It’s amazing how quickly Data Product joined Metadata, Data Quality, and Data Governance as a functionally useless term. Consult ten different sources and you’ll get fifteen different definitions. A Data Product is variously defined as:
- The theory of applying a product mindset to data sets.
- Any tool or application that processes data and generates insights.
- A reusable asset that delivers a trusted dataset for a specific purpose.
- Software designed to support data used as a service.
And many, many more. Remarkably, this ambiguity is almost entirely of our own making, and I guess now is as good a time as any to address it.
Somewhere along the line we thought it would be a good idea to differentiate “Data Product” from “Data as a Product” and then use the two interchangeably in practice.
The original definition of Data Product published in 2012 was: a product that facilitates an end goal through the use of data. I suppose that’s useful in that it provides an umbrella under which one could include everything. Which, I suppose, makes it not so useful. That definition has been refined over the past decade, and today the consensus definition is: an application or tool that uses data to provide a service or to solve a problem. Examples include reports, dashboards, alerts, triggers, health monitoring applications, financial analysis tools, customer analytics platforms, and smart home devices. By this definition, the app on your smart watch that displays the current temperature and the light alerting you to low tire pressure are Data Products.
On the other hand, the consensus definition of Data as a Product is: treating data as a trusted commodity built and maintained for users, with an explicit emphasis on quality, accessibility, and utility. It’s what I’ve been talking about in previous articles. To co-opt a famous Fred Smith quote, “The information about the data is at least as important as the data itself.”
But, is this a really a hair we want to split?
Data Product and Data as a Product are two parts of the same whole, and each is incomplete without the other.
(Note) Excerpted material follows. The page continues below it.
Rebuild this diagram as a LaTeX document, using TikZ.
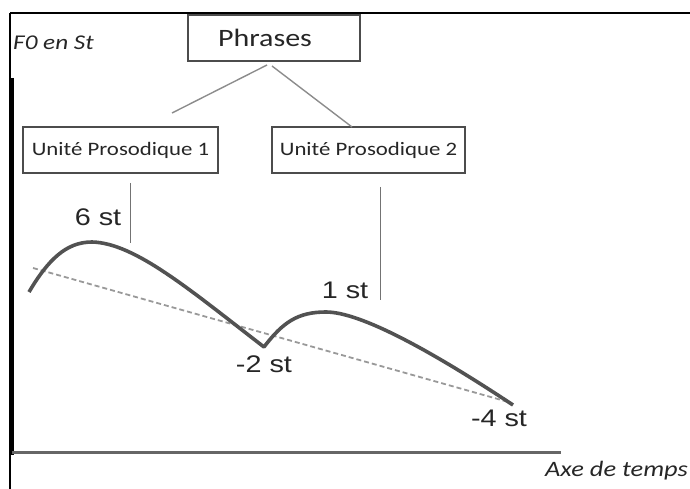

The definition of Data Product encompasses the data itself, certainly, but it doesn’t include any requirement for understanding the data, for supporting it, or for maintaining it. This should sound familiar. It’s what we’ve been doing in the analytics space for decades. You didn’t know it at the time, but that COBOL program you (or your parent) wrote in 1992 produced, yup, a Data Product. It’s the old summaries, extracts, models, APIs, and services with a new label. We get to claim to be doing something forward-thinking and modern without having to do anything different.
The customer profile report just handed to you is a “Data Product,” but you have no idea whether there’s any curation, certification, or maintenance behind it. That’s what’s required for it to be considered Data as a Product. So, in that case is it a Data as a Product Data Product? Data as a Product Data?
The vocabulary doesn’t permit differentiation between curated and uncurated Data Products.
This is the most critical distinction. It’s what separates the trustworthy from the unreliable.
Data Products, defined in this way, are not sufficient to sustainably support artificial intelligence, machine learning, and analytics because reliability is not a requirement.
To be useful, Data Products must also be Data as a Products (or is it Datas as a Product, or maybe the singular and plural are the same). A Data Product requires all of the Data as a Product stuff: curation, catalog, certification, and maintenance. Without it, the Data Product is not reliable. It’s just a summary or report or some other seat-of-the-pants artifact. It is disingenuous to call it a Data Product, giving it a moniker that connotes reliability. It’s a false sense of security, and undermines our analytics efforts while pretending to support them.
Therefore, the distinction between Data Product and Data as a Product is unnecessary.
So, do we want to create yet another new term? Maybe something like “Curated Data Product” or “Trusted Data Product” or “Certified Data Product”? I would prefer instead that we make the definition of “Data Product” more useful and more consistent with its current connotation and utilization: that it includes the data and the artifacts and activities that make it reliable and trustworthy.
If we really need a term that encompasses everything that’s data, and I’m not suggesting that we do, but in that case I would advocate for Data Artifact. An artifact is something created or observed. Nothing more. It simply exists. “Artifact” more honestly and accurately describes the lowest common data denominator than “Product.”
But whatever we call it, remember that our users don’t care about Data Products or Data as a Product or whatever. They want the data. They want to be able to find it and use it. And they want the reliability. Period.